The YEARS in which Will Eisner grew up were formative ones for comics. Born March 6, 1917 in New York City, Eisner read newspaper comic strips as a boy, which had by that time been a popular form of entertainment for some years. When Eisner began following the "funnies", many of what are now considered the classics of the golden age had not yet debuted. And the term "comic book", which would ultimately play such a momentous role in his life, had not yet been coined.
"By the time I was eight, I was drawing," Eisner said recently. "It was
something my father encouraged me to do, because he was something
of an artist a failed artist, if you will, but he always
thought highly of art and wanted to see me pursue it. My father
used to reminisce that I was eight when I began drawing all the
time, and I would always use my drawing to tell stories." For Eisner's
mother, however, the only good art was art that had market potential.
When Eisner discusses his parents, it becomes apparent where his
own duality originates. His father, born in Vienna, was a man who
valued creativity and art, and who himself plied his trade as a
backdrop painter for vaudeville and the Jewish theatre. His mother,
conceived in Romania and born on the boat that brought her to America,
was a pragmatic, down-to-earth woman who fretted that her eldest
son would fritter himself away; he was simply being quixotic and
had to be brought back to his senses. Her question was, how to dissuade
young Willie from art? Eisner is truly his parents' child: one part
hard-nosed businessman and one part inveterate dreamer.
"Although my father was not what you or I would call 'literate'
in the popular sense, he was literate in his own way," Eisner said.
"He used to buy books because he appreciated the classics. And through
that, I got early exposure to the classics, for which I eventually
became very grateful. One of his best-loved books was a biography
of Julius Caesar, and for that book I did a drawing of Brutus murdering
Caesar. It was crude and gory, but my father really was proud."
To Eisner' s mother, making a career from art was unimaginable.
"It was my mother who was the level-headed one in the family. My father
was a dreamer, and was always getting into some scheme or another,
none of which paid off. But my mother had a very no-nonsense approach
to things. If I showed her a painting, she would ask me how much
it was worth. She actively tried to discourage me from pursuing
art as a career, being certain I'd starve. And she would be ashamed
to tell her friends I was an artist; to her, it would be like telling
them I was a pornographer."
To add to his lower-middle-class family's modest coffers, Eisner got a job
selling newspapers on Wall Street, and this also stoked a fire that
was burning within him. "I got to see all the comics every day,
from all the newspapers that were then being published in New York,"
he said. "I would take home with me at least five or six papers
at the end of every day, and it was during that time that some of
the field' s alltime greats were doing some of their best work.

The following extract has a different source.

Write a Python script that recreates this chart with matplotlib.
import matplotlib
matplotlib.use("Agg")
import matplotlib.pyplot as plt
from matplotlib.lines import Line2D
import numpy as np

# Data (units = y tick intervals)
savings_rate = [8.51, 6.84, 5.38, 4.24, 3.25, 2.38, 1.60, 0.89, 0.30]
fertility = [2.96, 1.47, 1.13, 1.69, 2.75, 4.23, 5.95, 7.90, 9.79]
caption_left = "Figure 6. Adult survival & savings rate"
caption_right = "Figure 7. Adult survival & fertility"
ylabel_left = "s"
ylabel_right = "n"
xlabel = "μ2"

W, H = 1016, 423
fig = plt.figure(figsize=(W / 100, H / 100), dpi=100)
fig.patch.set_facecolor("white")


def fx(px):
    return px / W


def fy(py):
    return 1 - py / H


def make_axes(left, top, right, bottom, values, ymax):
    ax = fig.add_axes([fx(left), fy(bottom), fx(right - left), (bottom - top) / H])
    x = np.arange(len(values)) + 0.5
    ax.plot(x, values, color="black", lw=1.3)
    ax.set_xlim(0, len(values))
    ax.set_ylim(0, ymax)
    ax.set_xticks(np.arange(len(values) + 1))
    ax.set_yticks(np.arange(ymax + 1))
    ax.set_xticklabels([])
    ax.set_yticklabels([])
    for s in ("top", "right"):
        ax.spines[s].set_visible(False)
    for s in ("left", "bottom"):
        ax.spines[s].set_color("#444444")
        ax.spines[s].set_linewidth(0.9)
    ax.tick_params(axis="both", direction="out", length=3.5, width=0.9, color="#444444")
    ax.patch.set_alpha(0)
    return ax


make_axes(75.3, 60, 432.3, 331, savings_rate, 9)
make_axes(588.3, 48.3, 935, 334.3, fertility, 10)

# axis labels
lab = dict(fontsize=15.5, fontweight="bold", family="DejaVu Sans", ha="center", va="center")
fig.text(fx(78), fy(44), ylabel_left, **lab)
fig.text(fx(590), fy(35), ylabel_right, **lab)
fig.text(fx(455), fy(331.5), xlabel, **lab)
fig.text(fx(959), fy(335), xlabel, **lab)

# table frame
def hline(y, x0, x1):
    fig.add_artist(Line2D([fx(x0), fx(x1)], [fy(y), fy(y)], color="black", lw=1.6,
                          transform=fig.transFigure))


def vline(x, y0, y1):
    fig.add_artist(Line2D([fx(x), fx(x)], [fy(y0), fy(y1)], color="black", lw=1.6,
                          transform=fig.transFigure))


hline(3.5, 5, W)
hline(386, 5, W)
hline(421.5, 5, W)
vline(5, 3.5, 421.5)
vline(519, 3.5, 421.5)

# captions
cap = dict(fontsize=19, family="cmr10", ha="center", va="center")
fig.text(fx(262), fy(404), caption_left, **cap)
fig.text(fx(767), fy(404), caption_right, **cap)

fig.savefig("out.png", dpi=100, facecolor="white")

"I avidly followed the work of artists like Popeye's
E.C. Segar although then his strip was called Thimble
Theatre, George Herriman, and Lyman
Young, who did an adventure strip called Tim Tyler's
Luck. The adventure strips especially were very, very exciting
for me, and around the time I started reading them, they were entering
their heyday. It was a wonderful time for them."

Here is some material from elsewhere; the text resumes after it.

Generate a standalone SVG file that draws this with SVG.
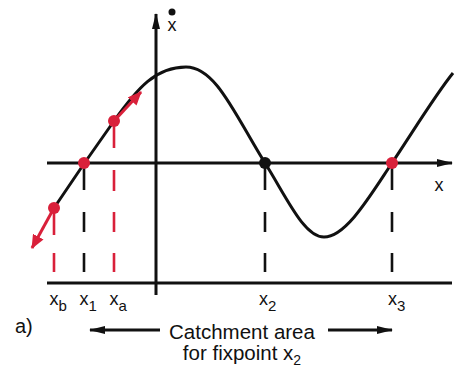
<svg xmlns="http://www.w3.org/2000/svg" width="459" height="375" viewBox="0 0 459 375">
<style>
text{font-family:"Liberation Sans",Arial,Helvetica,sans-serif;fill:#111}
.ax{stroke:#111;stroke-width:3;fill:none}
.curve{stroke:#111;stroke-width:3;fill:none}
.dk{stroke:#111;stroke-width:2.6;fill:none}
.dr{stroke:#d9203a;stroke-width:2.6;fill:none}
.lbl{font-size:18px}
.sub{font-size:15px}
.cap{font-size:20.5px}
</style>
<defs>
<marker id="ah" viewBox="0 0 16 10" refX="15" refY="5" markerWidth="16" markerHeight="10" markerUnits="userSpaceOnUse" orient="auto">
<path d="M0,1 L16,5 L0,9 Z" fill="#111"/>
</marker>
<marker id="ahr" viewBox="0 0 14 12" refX="13" refY="6" markerWidth="14" markerHeight="12" markerUnits="userSpaceOnUse" orient="auto">
<path d="M0,0 L14,6 L0,12 Z" fill="#d9203a"/>
</marker>
</defs>
<g id="axes">
<path class="ax" d="M47,163 H452" marker-end="url(#ah)"/>
<path class="ax" d="M156,295 V14" marker-end="url(#ah)"/>
<path class="ax" d="M47,283 H452"/>
<circle cx="172" cy="12" r="3.5" fill="#111"/>
<text class="lbl" x="172" y="31" text-anchor="middle">x</text>
<text class="lbl" x="439" y="191" text-anchor="middle">x</text>
</g>
<g id="curve">
<path class="curve" d="M54,208 C74,178 94,149 114,121 C138,87.4 156,67 186,67 C216,67 235,115 265,163 C287,198 304,237 324,237 C346,237 370,196 392,163 C414,130 436,94 453,73"/>
</g>
<g id="connectors">
<path class="dr" d="M54,208 V235 M54,253 V272"/>
<path class="dk" d="M84,163 V190 M84,212 V232 M84,253 V272"/>
<path class="dr" d="M114,121 V148 M114,170 V191 M114,212 V232 M114,253 V272"/>
<path class="dk" d="M265,163 V190 M265,212 V232 M265,253 V272"/>
<path class="dk" d="M392,163 V190 M392,212 V232 M392,253 V272"/>
<path d="M114,121 L141,92" stroke="#d9203a" stroke-width="3" fill="none" marker-end="url(#ahr)"/>
<path d="M54,208 L32,248" stroke="#d9203a" stroke-width="3" fill="none" marker-end="url(#ahr)"/>
<path class="ax" d="M160,330 H90" marker-end="url(#ah)"/>
<path class="ax" d="M328,330 H392" marker-end="url(#ah)"/>
</g>
<g id="xb"><circle cx="54" cy="208" r="6" fill="#d9203a"/><text class="lbl" x="49.5" y="305">x<tspan class="sub" dy="6">b</tspan></text></g>
<g id="x1"><circle cx="84" cy="163" r="6" fill="#d9203a"/><text class="lbl" x="79.5" y="305">x<tspan class="sub" dy="6">1</tspan></text></g>
<g id="xa"><circle cx="114" cy="121" r="6" fill="#d9203a"/><text class="lbl" x="109.5" y="305">x<tspan class="sub" dy="6">a</tspan></text></g>
<g id="x2"><circle cx="265" cy="163" r="6" fill="#111"/><text class="lbl" x="259" y="305">x<tspan class="sub" dy="6">2</tspan></text></g>
<g id="x3"><circle cx="392" cy="163" r="6" fill="#d9203a"/><text class="lbl" x="388" y="305">x<tspan class="sub" dy="6">3</tspan></text></g>
<g id="caption">
<text x="15" y="333" font-size="20">a)</text>
<text class="cap" x="242" y="339" text-anchor="middle">Catchment area</text>
<text class="cap" x="242" y="360" text-anchor="middle">for fixpoint x<tspan font-size="14" dy="5">2</tspan></text>
</g>
</svg>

Eisner said he also savored the work of the cartoonists who ran in the upper-crust
periodicals such as The Saturday Evening Post and Collier's.
Later, he would unsuccessfully try to break into those rarefied
markets.
Eisner began reading comic strips during a time when
they had tremendous popularity and a powerful grip on the public's
imagination much more so than today. A popular skip such
as The Gumps by Sidney Smith or Little
Orphan Annie by Harold Gray could bring immense
wealth and fame to its creator, and newspaper publishers openly
indulged in all manner of chicanery to attract top artists. "The
comics were acknowledged as both circulation-builders and as a tool
that would provide the paper with a continuity of readership, although
I only learned this later," Eisner said.
"When I was eight years old, I loved them for themselves."
Although the comic strips Eisner enthusiastically devoured each day provided
him with what he described as his "first exciting reading material"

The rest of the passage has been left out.